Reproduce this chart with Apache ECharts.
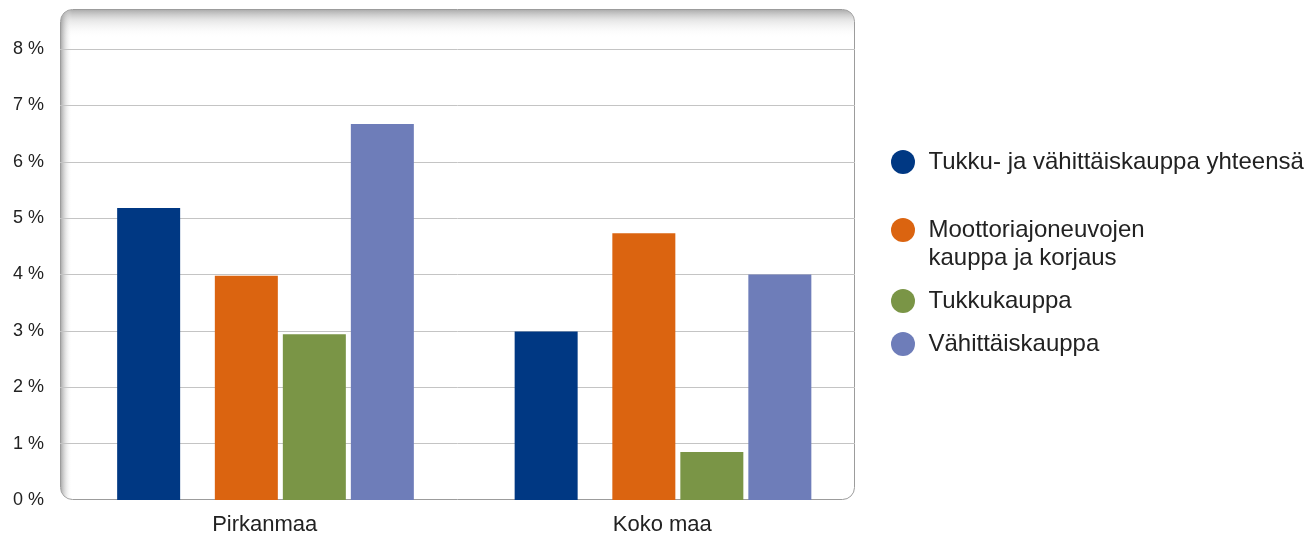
<!DOCTYPE html>
<html>
<head>
<meta charset="utf-8">
<script src="https://cdn.jsdelivr.net/npm/echarts@6/dist/echarts.min.js"></script>
<style>
html,body{margin:0;padding:0;background:#fff;}
#chart{width:1308px;height:538px;}
</style>
</head>
<body>
<div id="chart"></div>
<script>
// ---- data ----
const categories = ['Pirkanmaa', 'Koko maa'];
const seriesNames = ['Tukku- ja vähittäiskauppa yhteensä', 'Moottoriajoneuvojen\nkauppa ja korjaus', 'Tukkukauppa', 'Vähittäiskauppa'];
const totalValues = [5.18, 2.99];
const motorValues = [3.98, 4.73];
const wholesaleValues = [2.94, 0.85];
const retailValues = [6.67, 4.00];
const yTicks = [0, 1, 2, 3, 4, 5, 6, 7, 8];

// ---- style ----
const colors = ['#003883', '#db6410', '#7a9546', '#6e7db9'];
const FONT = 'Liberation Sans, Arial, sans-serif';
const TEXT = '#222222';
const GL = 60, GR = 855, GT = 49, GB = 500, BOX_TOP = 9;
const BAR_W = 63;
const GAP = (5 / BAR_W * 100).toFixed(2) + '%';

const chart = echarts.init(document.getElementById('chart'), null, {renderer: 'canvas'});

function bar(name, data, color, width) {
  return {
    type: 'bar', name: name, data: data, barWidth: width, barGap: GAP,
    itemStyle: {color: color}, silent: name === '' , emphasis: {disabled: true}
  };
}

const legendText = {color: TEXT, fontSize: 24, fontFamily: FONT, lineHeight: 28};

const option = {
  animation: false,
  textStyle: {fontFamily: FONT},
  grid: {left: GL, right: 1308 - GR, top: GT, bottom: 538 - GB, containLabel: false},
  xAxis: {
    type: 'category', data: categories,
    axisLine: {show: false}, axisTick: {show: false},
    axisLabel: {color: TEXT, fontSize: 22, fontFamily: FONT, margin: 14, padding: [0, 0, 0, 12]}
  },
  yAxis: {
    type: 'value', min: yTicks[0], max: yTicks[yTicks.length - 1], interval: 1,
    axisLine: {show: false}, axisTick: {show: false},
    axisLabel: {color: TEXT, fontSize: 18, fontFamily: FONT, margin: 16, formatter: '{value} %'},
    splitLine: {showMinLine: false, lineStyle: {color: '#c4c4c4', width: 1}}
  },
  legend: [{
    data: [seriesNames[0]],
    orient: 'vertical', left: 886, top: 143,
    icon: 'circle', itemWidth: 41, itemHeight: 24,
    textStyle: legendText,
    selectedMode: false
  }, {
    data: seriesNames.slice(1),
    orient: 'vertical', left: 886, top: 183, itemGap: 15,
    icon: 'circle', itemWidth: 41, itemHeight: 24,
    textStyle: legendText,
    formatter: function (n) { return n.indexOf('\n') >= 0 ? '\n' + n : n; },
    selectedMode: false
  }],
  graphic: [
    {type: 'rect', z: -10, shape: {x: GL + 0.5, y: BOX_TOP + 0.5, width: GR - GL - 1, height: GB - BOX_TOP - 1, r: 12},
     style: {fill: '#ffffff', stroke: '#9c9c9c', lineWidth: 1}},
    {type: 'rect', z: -9, shape: {x: GL + 1, y: BOX_TOP + 1, width: GR - GL - 2, height: 28, r: [11, 11, 0, 0]},
     style: {fill: new echarts.graphic.LinearGradient(0, 0, 0, 1, [
       {offset: 0, color: 'rgba(140,140,140,0.7)'}, {offset: 0.35, color: 'rgba(190,190,190,0.4)'}, {offset: 1, color: 'rgba(255,255,255,0)'}])}},
    {type: 'rect', z: -9, shape: {x: GL + 1, y: BOX_TOP + 1, width: 11, height: GB - BOX_TOP - 2, r: [11, 0, 0, 11]},
     style: {fill: new echarts.graphic.LinearGradient(0, 0, 1, 0, [
       {offset: 0, color: 'rgba(140,140,140,0.7)'}, {offset: 1, color: 'rgba(255,255,255,0)'}])}}
  ],
  series: [
    bar('', ['-', '-'], 'rgba(0,0,0,0)', 12.5),
    bar(seriesNames[0], totalValues, colors[0], BAR_W),
    bar('', ['-', '-'], 'rgba(0,0,0,0)', 27.5),
    bar(seriesNames[1], motorValues, colors[1], BAR_W),
    bar(seriesNames[2], wholesaleValues, colors[2], BAR_W),
    bar(seriesNames[3], retailValues, colors[3], BAR_W)
  ]
};
chart.setOption(option);
</script>
</body>
</html>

**What the task asks:**
Extract the full listing above verbatim; pictures are to be left out of the copy.

**Task answer:**
Reproduce this chart with Apache ECharts.
<!DOCTYPE html>
<html>
<head>
<meta charset="utf-8">
<script src="https://cdn.jsdelivr.net/npm/echarts@6/dist/echarts.min.js"></script>
<style>
html,body{margin:0;padding:0;background:#fff;}
#chart{width:1308px;height:538px;}
</style>
</head>
<body>
<div id="chart"></div>
<script>
// ---- data ----
const categories = ['Pirkanmaa', 'Koko maa'];
const seriesNames = ['Tukku- ja vähittäiskauppa yhteensä', 'Moottoriajoneuvojen\nkauppa ja korjaus', 'Tukkukauppa', 'Vähittäiskauppa'];
const totalValues = [5.18, 2.99];
const motorValues = [3.98, 4.73];
const wholesaleValues = [2.94, 0.85];
const retailValues = [6.67, 4.00];
const yTicks = [0, 1, 2, 3, 4, 5, 6, 7, 8];

// ---- style ----
const colors = ['#003883', '#db6410', '#7a9546', '#6e7db9'];
const FONT = 'Liberation Sans, Arial, sans-serif';
const TEXT = '#222222';
const GL = 60, GR = 855, GT = 49, GB = 500, BOX_TOP = 9;
const BAR_W = 63;
const GAP = (5 / BAR_W * 100).toFixed(2) + '%';

const chart = echarts.init(document.getElementById('chart'), null, {renderer: 'canvas'});

function bar(name, data, color, width) {
  return {
    type: 'bar', name: name, data: data, barWidth: width, barGap: GAP,
    itemStyle: {color: color}, silent: name === '' , emphasis: {disabled: true}
  };
}

const legendText = {color: TEXT, fontSize: 24, fontFamily: FONT, lineHeight: 28};

const option = {
  animation: false,
  textStyle: {fontFamily: FONT},
  grid: {left: GL, right: 1308 - GR, top: GT, bottom: 538 - GB, containLabel: false},
  xAxis: {
    type: 'category', data: categories,
    axisLine: {show: false}, axisTick: {show: false},
    axisLabel: {color: TEXT, fontSize: 22, fontFamily: FONT, margin: 14, padding: [0, 0, 0, 12]}
  },
  yAxis: {
    type: 'value', min: yTicks[0], max: yTicks[yTicks.length - 1], interval: 1,
    axisLine: {show: false}, axisTick: {show: false},
    axisLabel: {color: TEXT, fontSize: 18, fontFamily: FONT, margin: 16, formatter: '{value} %'},
    splitLine: {showMinLine: false, lineStyle: {color: '#c4c4c4', width: 1}}
  },
  legend: [{
    data: [seriesNames[0]],
    orient: 'vertical', left: 886, top: 143,
    icon: 'circle', itemWidth: 41, itemHeight: 24,
    textStyle: legendText,
    selectedMode: false
  }, {
    data: seriesNames.slice(1),
    orient: 'vertical', left: 886, top: 183, itemGap: 15,
    icon: 'circle', itemWidth: 41, itemHeight: 24,
    textStyle: legendText,
    formatter: function (n) { return n.indexOf('\n') >= 0 ? '\n' + n : n; },
    selectedMode: false
  }],
  graphic: [
    {type: 'rect', z: -10, shape: {x: GL + 0.5, y: BOX_TOP + 0.5, width: GR - GL - 1, height: GB - BOX_TOP - 1, r: 12},
     style: {fill: '#ffffff', stroke: '#9c9c9c', lineWidth: 1}},
    {type: 'rect', z: -9, shape: {x: GL + 1, y: BOX_TOP + 1, width: GR - GL - 2, height: 28, r: [11, 11, 0, 0]},
     style: {fill: new echarts.graphic.LinearGradient(0, 0, 0, 1, [
       {offset: 0, color: 'rgba(140,140,140,0.7)'}, {offset: 0.35, color: 'rgba(190,190,190,0.4)'}, {offset: 1, color: 'rgba(255,255,255,0)'}])}},
    {type: 'rect', z: -9, shape: {x: GL + 1, y: BOX_TOP + 1, width: 11, height: GB - BOX_TOP - 2, r: [11, 0, 0, 11]},
     style: {fill: new echarts.graphic.LinearGradient(0, 0, 1, 0, [
       {offset: 0, color: 'rgba(140,140,140,0.7)'}, {offset: 1, color: 'rgba(255,255,255,0)'}])}}
  ],
  series: [
    bar('', ['-', '-'], 'rgba(0,0,0,0)', 12.5),
    bar(seriesNames[0], totalValues, colors[0], BAR_W),
    bar('', ['-', '-'], 'rgba(0,0,0,0)', 27.5),
    bar(seriesNames[1], motorValues, colors[1], BAR_W),
    bar(seriesNames[2], wholesaleValues, colors[2], BAR_W),
    bar(seriesNames[3], retailValues, colors[3], BAR_W)
  ]
};
chart.setOption(option);
</script>
</body>
</html>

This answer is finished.